How Does the Latitude of a City Affect Its Hours of Daylight?

Latitude, which measures a city’s distance north or south of the equator, directly dictates the annual range of its daylight hours. Cities nearer to the poles experience a significantly greater difference between the longest and shortest days of the year. Conversely, locations closer to the equator maintain a consistent pattern of daylight. This variation results from the Earth’s spherical geometry and its position relative to the sun.

The Fundamental Cause: Earth’s Axial Tilt

The explanation for the changing duration of daylight hours is the Earth’s axial tilt. The planet is tilted on its axis by approximately 23.5 degrees relative to the plane of its orbit around the sun. This permanent tilt means that as the Earth revolves, different hemispheres are exposed to varying amounts of direct solar radiation.

When the Northern Hemisphere is angled toward the sun, it receives sunlight at a more direct angle and for a longer period. The Southern Hemisphere is simultaneously angled away, causing the sun’s rays to strike it more obliquely and for fewer hours. This unequal distribution drives the seasonal differences in day length. If the Earth had no axial tilt, every location would experience a nearly constant 12 hours of daylight and 12 hours of night.

How Seasonal Cycles Change Daylight Hours

The Earth’s orbit features two moments representing the maximum and minimum daylight variation: the solstices. The Summer Solstice marks when one hemisphere is tilted most directly toward the sun, resulting in maximum daylight hours. Six months later, the Winter Solstice occurs when that hemisphere is tilted farthest away, producing minimum daylight hours.

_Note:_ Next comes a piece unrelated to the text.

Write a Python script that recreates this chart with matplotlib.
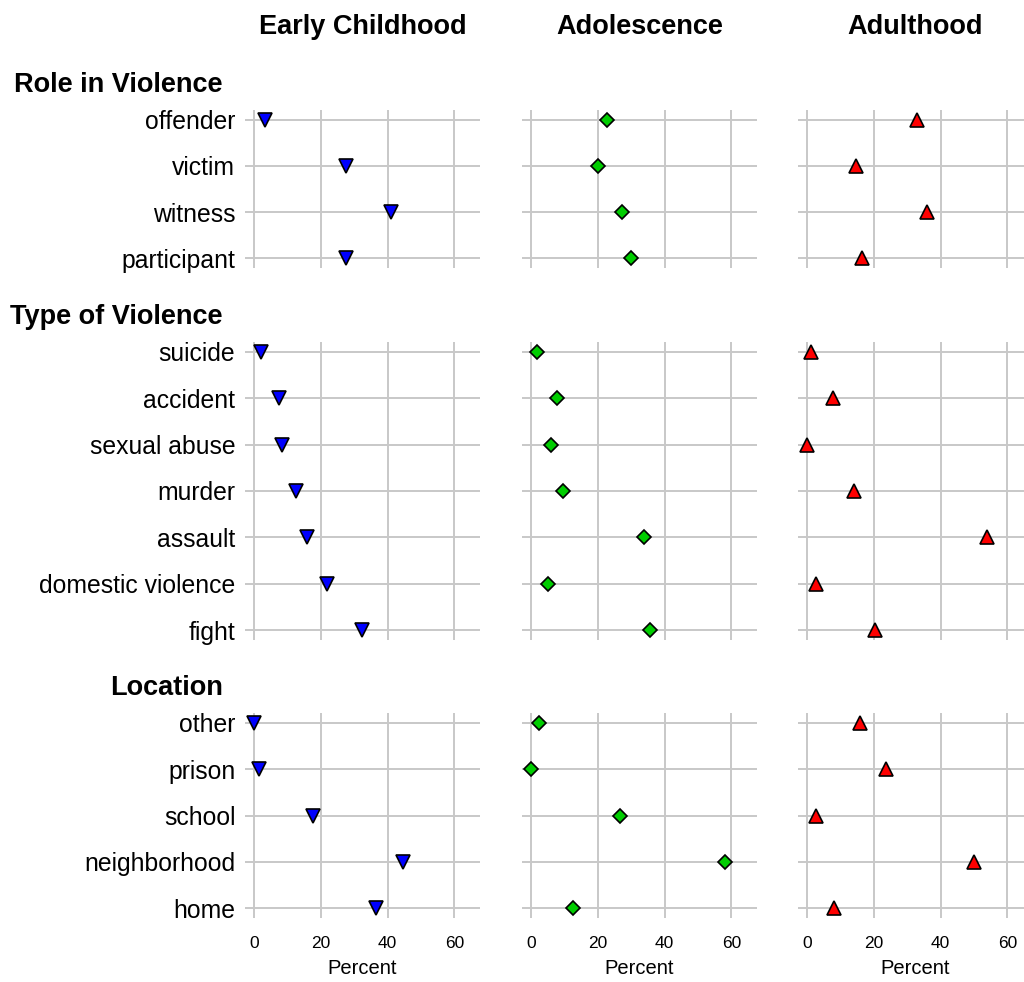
import numpy as np
import matplotlib
matplotlib.use('Agg')
from matplotlib import pyplot as plt

plt.rcParams['font.family'] = ['Liberation Sans', 'DejaVu Sans']

# life stages (columns)
stages = ['Early Childhood', 'Adolescence', 'Adulthood']

# row groups and their categories (top to bottom)
groups = ['Role in Violence', 'Type of Violence', 'Location']
role_labels = ['offender', 'victim', 'witness', 'participant']
type_labels = ['suicide', 'accident', 'sexual abuse', 'murder', 'assault',
               'domestic violence', 'fight']
location_labels = ['other', 'prison', 'school', 'neighborhood', 'home']

# percent values, per stage, in the row order above
role_early = [3.3, 27.7, 40.9, 27.7]
role_adol = [22.7, 20.0, 27.3, 30.0]
role_adult = [32.8, 14.8, 35.8, 16.5]

type_early = [2.1, 7.5, 8.4, 12.6, 15.8, 22.0, 32.4]
type_adol = [1.7, 7.8, 6.0, 9.5, 33.8, 5.2, 35.7]
type_adult = [1.3, 7.8, 0.0, 14.1, 53.8, 2.6, 20.5]

location_early = [0.0, 1.6, 17.8, 44.5, 36.5]
location_adol = [2.4, 0.0, 26.7, 58.2, 12.7]
location_adult = [15.8, 23.7, 2.6, 50.0, 8.0]

data = [
    [role_early, role_adol, role_adult],
    [type_early, type_adol, type_adult],
    [location_early, location_adol, location_adult],
]
labels = [role_labels, type_labels, location_labels]

markers = ['v', 'D', '^']
msizes = [9.5, 6.8, 9.5]
colors = ['#0000FF', '#00CD00', '#FF0000']

W, H = 1024, 982
fig = plt.figure(figsize=(W / 100, H / 100), dpi=100)

# panel boxes in pixels
col_x = [(245, 480), (522, 757), (798, 1033)]
row_y = [(110, 268), (342, 640), (713, 918)]
pad = 0.21

def px_axes(x0, x1, y0, y1):
    return fig.add_axes([x0 / W, 1 - y1 / H, (x1 - x0) / W, (y1 - y0) / H])

for r in range(3):
    n = len(labels[r])
    yy = np.arange(1, n + 1)
    for c in range(3):
        ax = px_axes(col_x[c][0], col_x[c][1], row_y[r][0], row_y[r][1])
        ax.set_xlim(-2.7, 67.7)
        ax.set_ylim(n + pad, 1 - pad)
        ax.set_xticks([0, 20, 40, 60])
        ax.set_yticks(yy)
        ax.grid(True, color='#c8c8c8', linewidth=1.4)
        ax.set_axisbelow(True)
        for s in ax.spines.values():
            s.set_visible(False)
        ax.tick_params(length=0)
        ax.plot(data[r][c], yy, linestyle='none', marker=markers[c],
                markersize=msizes[c], markerfacecolor=colors[c],
                markeredgecolor='black', markeredgewidth=1.2, zorder=3,
                clip_on=False)
        if c == 0:
            ax.set_yticklabels(labels[r], fontsize=17.8)
            ax.tick_params(axis='y', pad=7)
        else:
            ax.set_yticklabels([])
        if r == 2:
            ax.set_xticklabels(['0', '20', '40', '60'], fontsize=12.5)
            ax.tick_params(axis='x', pad=13)
            ax.set_xlabel('Percent', fontsize=14.5, labelpad=6)
        else:
            ax.set_xticklabels([])
        if r == 0:
            ax.set_title(stages[c], fontsize=19.5, fontweight='bold', pad=0,
                         y=1 + 83 / (row_y[0][1] - row_y[0][0]), va='center')
    fig.text(223 / W, 1 - (row_y[r][0] - 25) / H, groups[r], fontsize=19.5,
             fontweight='bold', ha='right', va='center')

fig.savefig('out.png', dpi=100)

In between these extremes are the two equinoxes, which occur in spring and autumn. During an equinox, the Earth’s axis is perpendicular to the incoming solar rays. This alignment causes the line dividing day and night to pass directly through both the North and South Poles. As a result, nearly every location on Earth experiences an equal duration of daylight and darkness, approximately 12 hours each.

Daylight Extremes: Equator to the Poles

The most consistent daylight pattern is found at the Equator (0 degrees latitude), where the sun’s rays strike nearly perpendicularly year-round. Equatorial regions experience minimal variation, maintaining approximately 12 hours of daylight every day. The slight variation that occurs is often due to atmospheric refraction, which extends the visible period of sunlight slightly beyond the geometric 12 hours.

Moving away from the equator and into the mid-latitudes, the seasonal variation becomes apparent. A city at 30 degrees North latitude, for instance, might see a difference of about four hours between its longest summer day and its shortest winter day. Higher mid-latitude cities, such as those near 60 degrees North, experience a much more dramatic swing, with summer days lasting over 18 hours and winter days dropping below six hours.

The most extreme daylight variations are found at the high latitudes, within the Arctic and Antarctic Circles (approximately 66.5 degrees latitude). In these polar regions, the axial tilt results in the Midnight Sun and the Polar Night. During summer, the pole tilted toward the sun experiences the Midnight Sun, remaining visible above the horizon for 24 continuous hours. Conversely, during winter, the pole tilted away experiences the Polar Night, where the sun does not rise for 24 continuous hours. The duration of this continuous light or darkness increases closer to the North or South Pole, where the sun remains above or below the horizon for nearly six months.